В управлении его вызвали к начальнику, и начальник предложил ему идти первого в отпуск.
— Да нет, не пойду, — сказал Лапшин. — Пускай уж мой Ханин поправится. Неловко как-то. Попозже пойду.
На лестнице он встретил Ваську Окошкина.
— Ну что, Вася? — спросил Лапшин. — Как поживаешь?
— Ничего, товарищ начальник! — вяло сказал Окошкин. — А вы как?
— И я ничего.
— Ну что ж, — сказал Окошкин, — надо бежать.
— Беги, Вася, — сказал Лапшин, — заходи в гости.
Через несколько дней Лапшин перевез к себе Ханина, и комната его, благодаря постоянному теперь присутствию Наташи, резко изменилась. Больше не пахло сапогами, буфет Наташа передвинула, люстру сняла и вместо нее повесила большой синий абажур.

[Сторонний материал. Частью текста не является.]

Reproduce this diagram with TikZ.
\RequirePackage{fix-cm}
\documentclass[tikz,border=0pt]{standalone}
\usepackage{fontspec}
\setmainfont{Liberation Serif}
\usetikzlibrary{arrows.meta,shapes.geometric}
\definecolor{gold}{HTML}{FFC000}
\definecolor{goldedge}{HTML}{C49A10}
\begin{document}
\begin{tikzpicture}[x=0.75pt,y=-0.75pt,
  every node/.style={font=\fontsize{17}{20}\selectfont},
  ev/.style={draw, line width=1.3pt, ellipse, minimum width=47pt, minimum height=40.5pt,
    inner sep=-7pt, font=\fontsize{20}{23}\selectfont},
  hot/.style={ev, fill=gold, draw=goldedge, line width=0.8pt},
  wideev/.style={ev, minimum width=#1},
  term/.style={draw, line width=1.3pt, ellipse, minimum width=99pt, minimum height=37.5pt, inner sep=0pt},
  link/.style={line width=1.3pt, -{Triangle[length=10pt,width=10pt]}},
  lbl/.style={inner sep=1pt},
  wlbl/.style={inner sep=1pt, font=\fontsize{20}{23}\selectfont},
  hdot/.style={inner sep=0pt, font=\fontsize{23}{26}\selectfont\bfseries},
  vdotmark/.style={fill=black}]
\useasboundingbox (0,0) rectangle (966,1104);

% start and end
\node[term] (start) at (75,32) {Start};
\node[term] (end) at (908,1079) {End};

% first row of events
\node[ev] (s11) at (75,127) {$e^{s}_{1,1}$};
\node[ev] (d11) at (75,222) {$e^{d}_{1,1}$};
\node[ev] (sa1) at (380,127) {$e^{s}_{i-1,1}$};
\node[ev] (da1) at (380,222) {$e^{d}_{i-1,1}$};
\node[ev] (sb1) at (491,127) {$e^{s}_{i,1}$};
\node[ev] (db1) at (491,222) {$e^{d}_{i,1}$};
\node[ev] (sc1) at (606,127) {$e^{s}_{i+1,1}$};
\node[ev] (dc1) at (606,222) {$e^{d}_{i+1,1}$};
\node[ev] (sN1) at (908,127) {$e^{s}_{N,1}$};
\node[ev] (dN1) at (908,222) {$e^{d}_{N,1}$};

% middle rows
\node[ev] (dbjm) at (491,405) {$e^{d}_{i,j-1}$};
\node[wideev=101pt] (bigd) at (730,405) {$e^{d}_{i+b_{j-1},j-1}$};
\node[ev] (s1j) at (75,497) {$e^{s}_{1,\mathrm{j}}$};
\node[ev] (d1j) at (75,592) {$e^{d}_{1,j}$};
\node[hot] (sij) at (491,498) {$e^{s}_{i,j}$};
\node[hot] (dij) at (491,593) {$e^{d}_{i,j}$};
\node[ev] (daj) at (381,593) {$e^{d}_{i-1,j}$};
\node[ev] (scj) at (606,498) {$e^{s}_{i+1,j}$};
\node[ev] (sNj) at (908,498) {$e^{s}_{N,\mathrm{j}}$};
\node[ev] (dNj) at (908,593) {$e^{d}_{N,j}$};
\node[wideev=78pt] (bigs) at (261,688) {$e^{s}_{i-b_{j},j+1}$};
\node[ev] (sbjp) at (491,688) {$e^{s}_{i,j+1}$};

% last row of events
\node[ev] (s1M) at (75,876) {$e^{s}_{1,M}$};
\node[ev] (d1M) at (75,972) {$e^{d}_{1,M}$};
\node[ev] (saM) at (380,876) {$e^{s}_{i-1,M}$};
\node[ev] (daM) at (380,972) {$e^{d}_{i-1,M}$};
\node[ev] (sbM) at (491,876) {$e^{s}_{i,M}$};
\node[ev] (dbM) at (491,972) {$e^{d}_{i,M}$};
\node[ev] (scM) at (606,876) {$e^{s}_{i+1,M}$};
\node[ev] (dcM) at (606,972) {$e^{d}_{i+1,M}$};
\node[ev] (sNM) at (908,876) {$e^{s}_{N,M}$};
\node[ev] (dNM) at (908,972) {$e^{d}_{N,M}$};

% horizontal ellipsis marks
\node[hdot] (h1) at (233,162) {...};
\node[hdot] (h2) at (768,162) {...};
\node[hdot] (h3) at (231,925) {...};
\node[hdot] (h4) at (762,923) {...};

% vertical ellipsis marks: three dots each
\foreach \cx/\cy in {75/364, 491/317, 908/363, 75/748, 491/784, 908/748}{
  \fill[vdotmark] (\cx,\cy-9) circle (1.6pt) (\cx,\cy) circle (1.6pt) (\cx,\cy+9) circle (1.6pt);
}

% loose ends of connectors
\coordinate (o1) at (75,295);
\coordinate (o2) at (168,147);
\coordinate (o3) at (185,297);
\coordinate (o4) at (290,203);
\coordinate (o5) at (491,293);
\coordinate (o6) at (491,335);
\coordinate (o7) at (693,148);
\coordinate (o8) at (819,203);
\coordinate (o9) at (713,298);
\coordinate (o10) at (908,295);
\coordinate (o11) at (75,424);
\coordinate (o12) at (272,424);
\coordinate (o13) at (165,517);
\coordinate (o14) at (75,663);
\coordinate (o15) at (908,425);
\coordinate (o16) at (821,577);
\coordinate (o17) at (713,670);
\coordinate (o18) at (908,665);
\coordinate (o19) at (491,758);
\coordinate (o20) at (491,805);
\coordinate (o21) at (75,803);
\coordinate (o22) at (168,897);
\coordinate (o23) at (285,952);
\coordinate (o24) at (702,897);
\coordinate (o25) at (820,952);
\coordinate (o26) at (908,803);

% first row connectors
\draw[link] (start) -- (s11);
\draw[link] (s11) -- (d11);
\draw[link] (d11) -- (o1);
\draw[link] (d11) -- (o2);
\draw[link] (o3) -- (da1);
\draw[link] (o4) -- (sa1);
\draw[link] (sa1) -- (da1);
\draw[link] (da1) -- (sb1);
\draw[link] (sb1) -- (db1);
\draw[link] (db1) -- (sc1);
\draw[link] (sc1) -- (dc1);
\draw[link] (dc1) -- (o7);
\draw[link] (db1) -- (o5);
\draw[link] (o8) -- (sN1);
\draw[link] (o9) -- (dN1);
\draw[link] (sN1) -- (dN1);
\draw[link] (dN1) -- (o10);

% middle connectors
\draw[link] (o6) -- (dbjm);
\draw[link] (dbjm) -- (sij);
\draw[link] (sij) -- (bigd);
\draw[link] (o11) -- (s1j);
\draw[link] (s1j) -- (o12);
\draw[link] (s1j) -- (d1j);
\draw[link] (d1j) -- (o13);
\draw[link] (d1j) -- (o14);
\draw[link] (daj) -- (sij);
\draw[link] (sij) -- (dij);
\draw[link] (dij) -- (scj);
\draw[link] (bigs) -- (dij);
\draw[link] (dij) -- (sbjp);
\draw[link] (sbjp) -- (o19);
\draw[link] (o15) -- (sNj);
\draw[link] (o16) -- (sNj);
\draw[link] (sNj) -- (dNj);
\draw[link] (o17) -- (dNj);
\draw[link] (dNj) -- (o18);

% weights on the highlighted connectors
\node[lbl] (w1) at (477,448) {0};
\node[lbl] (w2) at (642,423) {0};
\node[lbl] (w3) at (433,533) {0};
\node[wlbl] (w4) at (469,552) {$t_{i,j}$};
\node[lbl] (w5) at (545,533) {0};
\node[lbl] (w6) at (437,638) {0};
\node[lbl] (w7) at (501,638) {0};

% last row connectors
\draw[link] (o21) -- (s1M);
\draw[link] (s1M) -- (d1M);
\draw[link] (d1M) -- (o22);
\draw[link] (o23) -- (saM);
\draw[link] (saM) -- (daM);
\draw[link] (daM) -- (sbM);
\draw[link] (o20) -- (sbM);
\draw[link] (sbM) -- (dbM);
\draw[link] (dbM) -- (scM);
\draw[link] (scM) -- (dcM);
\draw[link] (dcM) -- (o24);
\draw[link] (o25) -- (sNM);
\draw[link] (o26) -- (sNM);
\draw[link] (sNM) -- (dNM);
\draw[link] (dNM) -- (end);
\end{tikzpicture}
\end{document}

И в двух банках от варенья теперь постоянно стояли цветы. Патрикеевне все это не правилось. Наташу она не уважала и, считая, что Ханин «закрутил», все свое внимание перенесла на Лапшина. Несколько дней подряд она варила его любимые свежие щи и покупала ему язык, которого Ханин не ел. Наташе она говорила «вы» и за глаза называла «эта» и «барыня».
А у Лапшина теперь совсем не было своего дома.
Сидеть с Наташей и Ханиным ему не хотелось, и он часто ночевал на диванчике в кабинете. Потом поехал в Карелию, потом в Мурманск, потом еще раз в Мурманск. Жил он там в «Арктике», в плохом номере, слушал патефон соседа и гулял белыми ночами по дощатым тротуарам и по скалистым переулкам странного северного города. С собой у него была книга об истории Парижской коммуны, он понемногу читал и с каждым часом чувствовал себя все свободнее и свободнее от того, что так мучило его раньше. Глядя белой ночью в окно на смутные очертания далеких рыжевато-серых гор, и на воду, и на застывшие в ней корабли, и на розовое, точно дымное, небо, он думал о том, как наступит осень и как он изменит свою жизнь, как начнет заниматься, как уплотнит дни и как два раза в пятидневку обязательно будет преподавать в своей бригаде. И его охватывало беспокойство, он вынимал блокнот и, потирая макушку ладонью, распределял часы, дни и месяцы, зачеркивал и вновь распределял, стараясь составить весь план так, чтобы он был и гибок, и точен, и выполним, и широк.